All things are dangerous when done with unerring belief that their way of life is worth intrusion into another’s life. Raising children generation after generation in hate is a nightmare situation. I thought Jesus Camp–the fundamentalist Christian bible camp Oscar nominated documentary from 2006–was a nightmare situation, children raised to believe they were speaking in tongues and that George W. Bush was to be praised unsettlingly god-like. Of Fathers and Sons introduces a loving father caring for his many children to stand by strict observance of Islam which happens to contain a complete lack of concern for anyone else. The chipper and randomly violent fathers peeling back an occasionally parental admiration, the fate of their more aggressive children is shown as some boys go to learn math and others go to “sharia school.”

Their desensitizing training and lessons in what an ethically sound (theo)logical mind would call sociopathy struck deep.

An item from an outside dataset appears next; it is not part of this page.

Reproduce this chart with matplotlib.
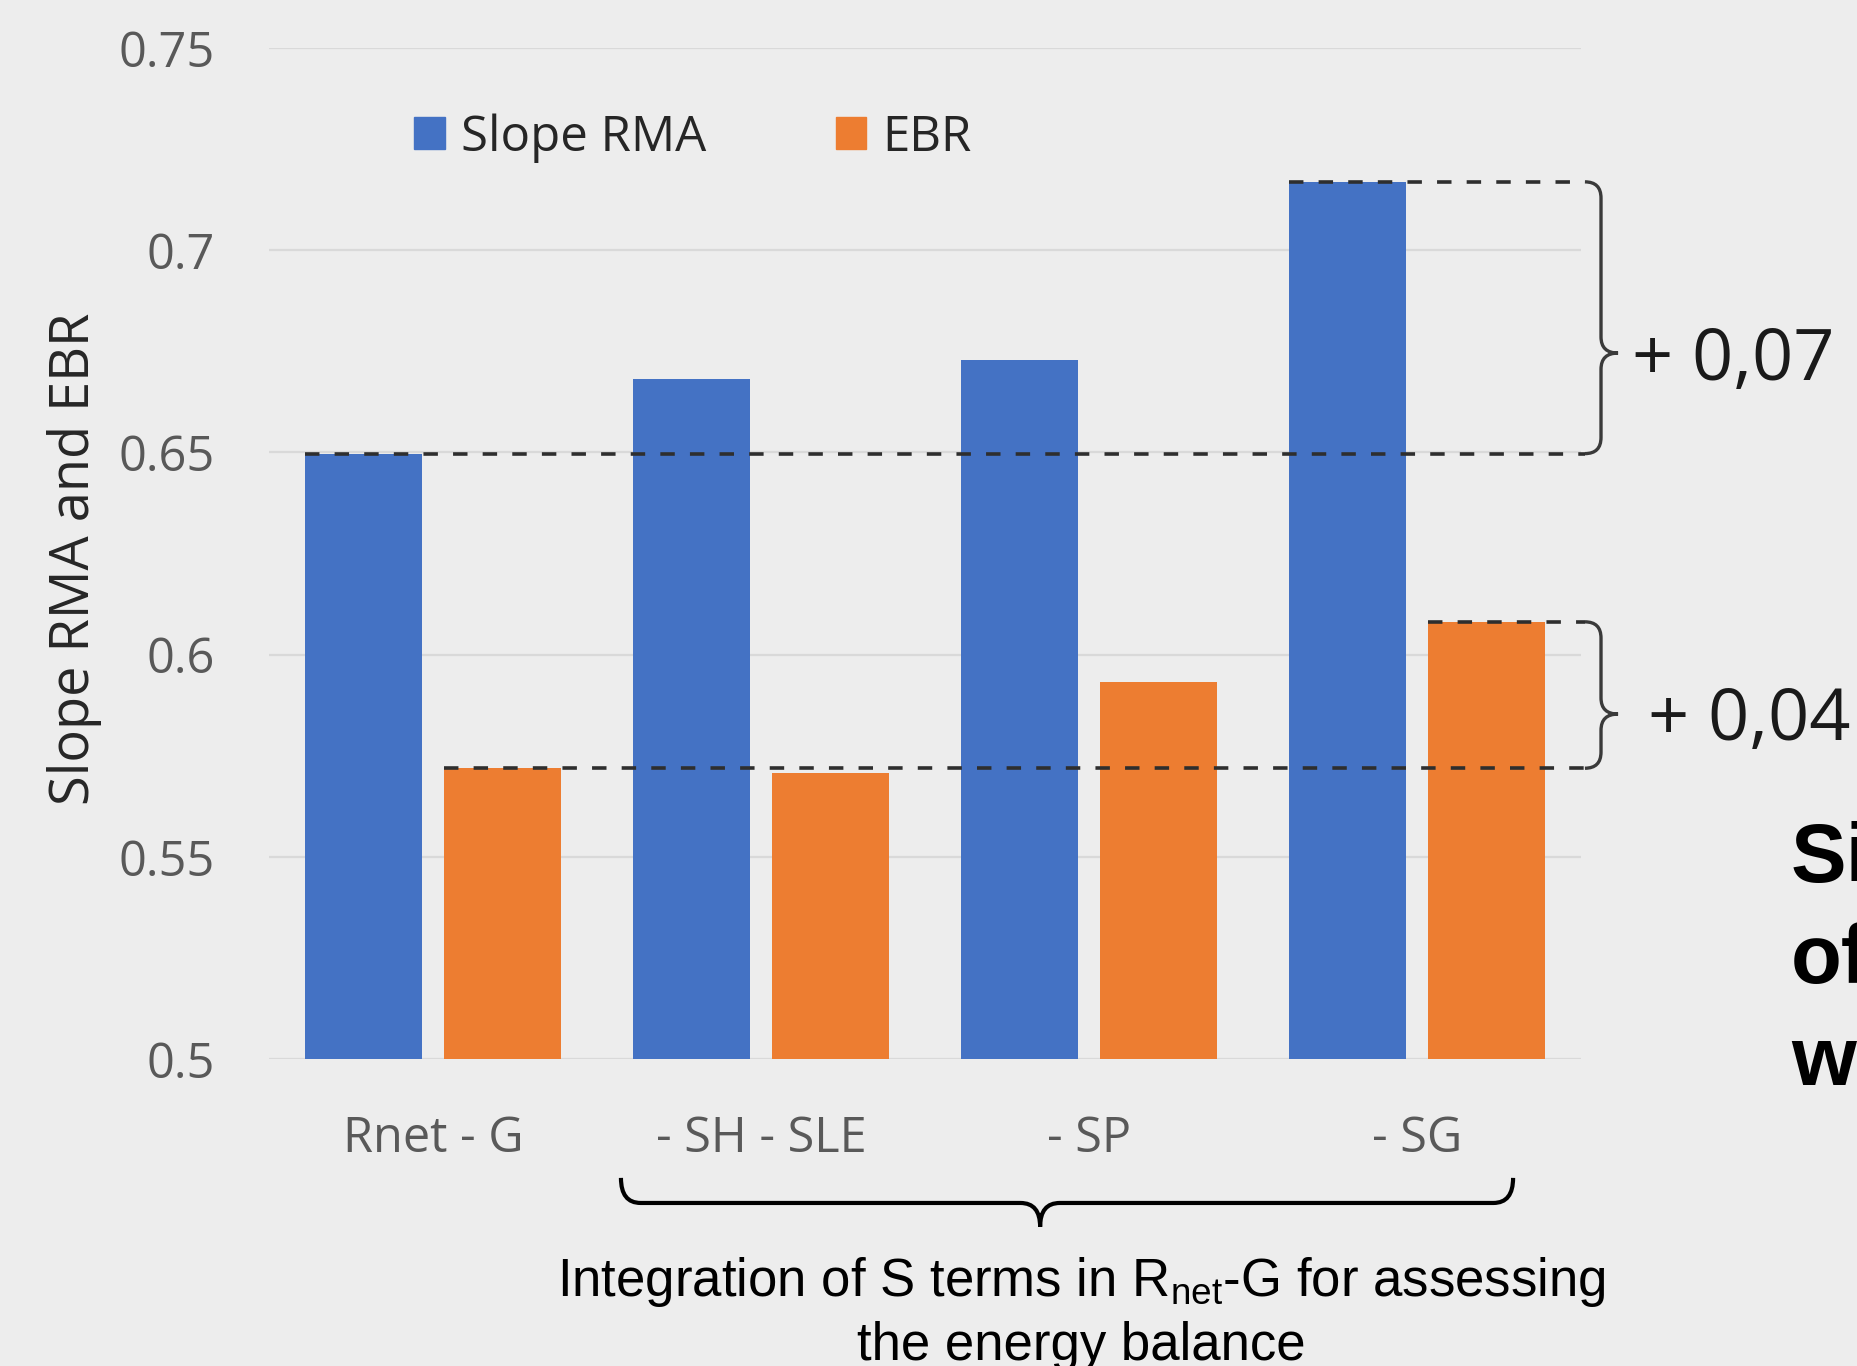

A story filled with years of exploring my own faith-based believe. I’m on the null-side of a god conversation, but I’m fine with anyone else’s metaphysical or paranormal belief as long as it does not influence the safety or pursuit of happiness in anyone else’s life. Islam, Christianity, Judaism, Buddhism. No religion goes without its atrocities over time. These life directed faiths have been pushing murder and charity for a long time: people get swayed. I’ve seen the Joel Osteens and Westboro Baptist Church pervert the Christian religion, and I’ve seen the fear and discrimination toward perfectly happy and peaceful Muslim Americans due to the terrors brought on from the worst around them. But where most problems seem “society has gotta grow out of this,” this brand of learned violence is deep and dangerous.

I’m not looking to review or make it seem like I know anything about these people’s lives, I can only look at this with a mind that would prefer everyone leaving everyone else the fuck alone. Sometimes, these little Oscar nominated reminders of the stark difference experienced in his universe require a brain dump. Are you braced enough to watch something miserable but fascinating? Of Fathers and Sons is available to watch on Kanopy, a newer streaming service that you can connect to your library card (at least in Seattle). Please let me know what you think.

A little awards jabber to follow: I love this surprise nomination–and set of nominations–for the best documentary Oscar. Of Fathers and Sons was an impressive feat of bravery from the director and crew finding a captivating subject. Minding the Gap develops a lifetime friendship with a critical eye. Hale County was an innovative use of captured video to form a vision of the rural South for African Americans. It was either RBG or Won’t You Be My Neighbor for celebrating influential Americans, and Free Solo captured that captivating documentary area with the thrilling (reportedly) climbing documentary taking the spot. Oscar night is February 24, and I’m not sure who is gonna take this prize. I’m hoping for Minding the Gap, but there isn’t a bad egg in the bunch. Maybe I can catch Free Solo over these busy next few weeks; please let me know if it’s already streaming.